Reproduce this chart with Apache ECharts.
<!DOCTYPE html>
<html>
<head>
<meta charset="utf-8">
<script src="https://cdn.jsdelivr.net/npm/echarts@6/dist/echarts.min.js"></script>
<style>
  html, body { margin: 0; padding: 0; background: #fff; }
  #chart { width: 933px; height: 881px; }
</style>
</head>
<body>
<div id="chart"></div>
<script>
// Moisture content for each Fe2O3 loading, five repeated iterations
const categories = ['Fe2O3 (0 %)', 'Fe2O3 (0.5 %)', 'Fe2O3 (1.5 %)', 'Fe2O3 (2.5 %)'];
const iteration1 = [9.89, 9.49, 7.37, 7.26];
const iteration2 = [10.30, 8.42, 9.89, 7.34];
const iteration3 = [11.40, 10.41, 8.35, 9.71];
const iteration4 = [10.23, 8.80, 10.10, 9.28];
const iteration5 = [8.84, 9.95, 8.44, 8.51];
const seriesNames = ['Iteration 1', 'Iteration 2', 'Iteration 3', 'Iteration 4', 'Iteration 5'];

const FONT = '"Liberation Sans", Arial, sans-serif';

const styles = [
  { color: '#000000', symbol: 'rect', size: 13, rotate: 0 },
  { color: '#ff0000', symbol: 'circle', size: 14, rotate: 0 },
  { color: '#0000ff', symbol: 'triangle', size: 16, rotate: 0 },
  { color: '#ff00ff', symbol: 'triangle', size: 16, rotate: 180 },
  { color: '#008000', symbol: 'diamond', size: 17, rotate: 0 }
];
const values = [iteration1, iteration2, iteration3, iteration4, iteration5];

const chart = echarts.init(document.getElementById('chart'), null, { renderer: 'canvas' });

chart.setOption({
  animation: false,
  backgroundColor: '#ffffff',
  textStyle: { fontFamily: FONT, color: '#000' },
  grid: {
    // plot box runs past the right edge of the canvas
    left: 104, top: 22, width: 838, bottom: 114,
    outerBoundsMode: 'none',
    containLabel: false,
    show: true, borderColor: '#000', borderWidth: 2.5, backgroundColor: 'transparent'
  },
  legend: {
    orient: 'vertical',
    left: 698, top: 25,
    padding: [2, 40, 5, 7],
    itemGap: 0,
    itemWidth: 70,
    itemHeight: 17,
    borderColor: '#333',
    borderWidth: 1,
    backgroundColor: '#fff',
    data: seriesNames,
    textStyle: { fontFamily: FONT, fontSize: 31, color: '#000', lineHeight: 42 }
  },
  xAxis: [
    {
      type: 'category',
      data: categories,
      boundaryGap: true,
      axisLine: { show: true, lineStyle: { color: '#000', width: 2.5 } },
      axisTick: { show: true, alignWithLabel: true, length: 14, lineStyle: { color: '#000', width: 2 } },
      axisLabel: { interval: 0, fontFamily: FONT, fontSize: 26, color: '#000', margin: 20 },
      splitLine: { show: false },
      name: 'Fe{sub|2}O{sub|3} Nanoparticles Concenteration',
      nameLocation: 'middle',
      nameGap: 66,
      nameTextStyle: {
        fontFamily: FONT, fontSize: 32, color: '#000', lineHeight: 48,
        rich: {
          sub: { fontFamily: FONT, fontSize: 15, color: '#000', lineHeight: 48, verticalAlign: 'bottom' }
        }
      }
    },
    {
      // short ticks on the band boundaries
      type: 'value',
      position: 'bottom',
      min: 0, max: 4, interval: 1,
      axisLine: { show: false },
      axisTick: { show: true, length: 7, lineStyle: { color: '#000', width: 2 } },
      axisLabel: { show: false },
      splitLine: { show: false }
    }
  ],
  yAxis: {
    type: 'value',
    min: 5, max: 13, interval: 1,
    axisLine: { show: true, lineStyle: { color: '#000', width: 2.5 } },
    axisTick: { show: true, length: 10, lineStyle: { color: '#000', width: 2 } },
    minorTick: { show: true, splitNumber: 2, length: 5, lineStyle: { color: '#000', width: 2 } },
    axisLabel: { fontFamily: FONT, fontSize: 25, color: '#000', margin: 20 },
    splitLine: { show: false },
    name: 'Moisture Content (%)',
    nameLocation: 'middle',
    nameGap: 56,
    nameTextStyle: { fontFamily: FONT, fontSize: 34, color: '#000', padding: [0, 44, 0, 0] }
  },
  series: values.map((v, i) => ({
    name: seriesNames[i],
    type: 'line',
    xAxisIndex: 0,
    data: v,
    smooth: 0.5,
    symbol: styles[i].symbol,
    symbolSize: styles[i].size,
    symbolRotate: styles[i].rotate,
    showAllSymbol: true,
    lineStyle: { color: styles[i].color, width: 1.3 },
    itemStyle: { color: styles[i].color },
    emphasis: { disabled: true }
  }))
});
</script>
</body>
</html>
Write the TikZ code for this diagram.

- _EXERCISE OBJECTIVE_: Would you give the material above again, complete and exact?

- _OUTPUT OF THE EXERCISE_:
Reproduce this chart with Apache ECharts.
<!DOCTYPE html>
<html>
<head>
<meta charset="utf-8">
<script src="https://cdn.jsdelivr.net/npm/echarts@6/dist/echarts.min.js"></script>
<style>
  html, body { margin: 0; padding: 0; background: #fff; }
  #chart { width: 933px; height: 881px; }
</style>
</head>
<body>
<div id="chart"></div>
<script>
// Moisture content for each Fe2O3 loading, five repeated iterations
const categories = ['Fe2O3 (0 %)', 'Fe2O3 (0.5 %)', 'Fe2O3 (1.5 %)', 'Fe2O3 (2.5 %)'];
const iteration1 = [9.89, 9.49, 7.37, 7.26];
const iteration2 = [10.30, 8.42, 9.89, 7.34];
const iteration3 = [11.40, 10.41, 8.35, 9.71];
const iteration4 = [10.23, 8.80, 10.10, 9.28];
const iteration5 = [8.84, 9.95, 8.44, 8.51];
const seriesNames = ['Iteration 1', 'Iteration 2', 'Iteration 3', 'Iteration 4', 'Iteration 5'];

const FONT = '"Liberation Sans", Arial, sans-serif';

const styles = [
  { color: '#000000', symbol: 'rect', size: 13, rotate: 0 },
  { color: '#ff0000', symbol: 'circle', size: 14, rotate: 0 },
  { color: '#0000ff', symbol: 'triangle', size: 16, rotate: 0 },
  { color: '#ff00ff', symbol: 'triangle', size: 16, rotate: 180 },
  { color: '#008000', symbol: 'diamond', size: 17, rotate: 0 }
];
const values = [iteration1, iteration2, iteration3, iteration4, iteration5];

const chart = echarts.init(document.getElementById('chart'), null, { renderer: 'canvas' });

chart.setOption({
  animation: false,
  backgroundColor: '#ffffff',
  textStyle: { fontFamily: FONT, color: '#000' },
  grid: {
    // plot box runs past the right edge of the canvas
    left: 104, top: 22, width: 838, bottom: 114,
    outerBoundsMode: 'none',
    containLabel: false,
    show: true, borderColor: '#000', borderWidth: 2.5, backgroundColor: 'transparent'
  },
  legend: {
    orient: 'vertical',
    left: 698, top: 25,
    padding: [2, 40, 5, 7],
    itemGap: 0,
    itemWidth: 70,
    itemHeight: 17,
    borderColor: '#333',
    borderWidth: 1,
    backgroundColor: '#fff',
    data: seriesNames,
    textStyle: { fontFamily: FONT, fontSize: 31, color: '#000', lineHeight: 42 }
  },
  xAxis: [
    {
      type: 'category',
      data: categories,
      boundaryGap: true,
      axisLine: { show: true, lineStyle: { color: '#000', width: 2.5 } },
      axisTick: { show: true, alignWithLabel: true, length: 14, lineStyle: { color: '#000', width: 2 } },
      axisLabel: { interval: 0, fontFamily: FONT, fontSize: 26, color: '#000', margin: 20 },
      splitLine: { show: false },
      name: 'Fe{sub|2}O{sub|3} Nanoparticles Concenteration',
      nameLocation: 'middle',
      nameGap: 66,
      nameTextStyle: {
        fontFamily: FONT, fontSize: 32, color: '#000', lineHeight: 48,
        rich: {
          sub: { fontFamily: FONT, fontSize: 15, color: '#000', lineHeight: 48, verticalAlign: 'bottom' }
        }
      }
    },
    {
      // short ticks on the band boundaries
      type: 'value',
      position: 'bottom',
      min: 0, max: 4, interval: 1,
      axisLine: { show: false },
      axisTick: { show: true, length: 7, lineStyle: { color: '#000', width: 2 } },
      axisLabel: { show: false },
      splitLine: { show: false }
    }
  ],
  yAxis: {
    type: 'value',
    min: 5, max: 13, interval: 1,
    axisLine: { show: true, lineStyle: { color: '#000', width: 2.5 } },
    axisTick: { show: true, length: 10, lineStyle: { color: '#000', width: 2 } },
    minorTick: { show: true, splitNumber: 2, length: 5, lineStyle: { color: '#000', width: 2 } },
    axisLabel: { fontFamily: FONT, fontSize: 25, color: '#000', margin: 20 },
    splitLine: { show: false },
    name: 'Moisture Content (%)',
    nameLocation: 'middle',
    nameGap: 56,
    nameTextStyle: { fontFamily: FONT, fontSize: 34, color: '#000', padding: [0, 44, 0, 0] }
  },
  series: values.map((v, i) => ({
    name: seriesNames[i],
    type: 'line',
    xAxisIndex: 0,
    data: v,
    smooth: 0.5,
    symbol: styles[i].symbol,
    symbolSize: styles[i].size,
    symbolRotate: styles[i].rotate,
    showAllSymbol: true,
    lineStyle: { color: styles[i].color, width: 1.3 },
    itemStyle: { color: styles[i].color },
    emphasis: { disabled: true }
  }))
});
</script>
</body>
</html>
Write the TikZ code for this diagram.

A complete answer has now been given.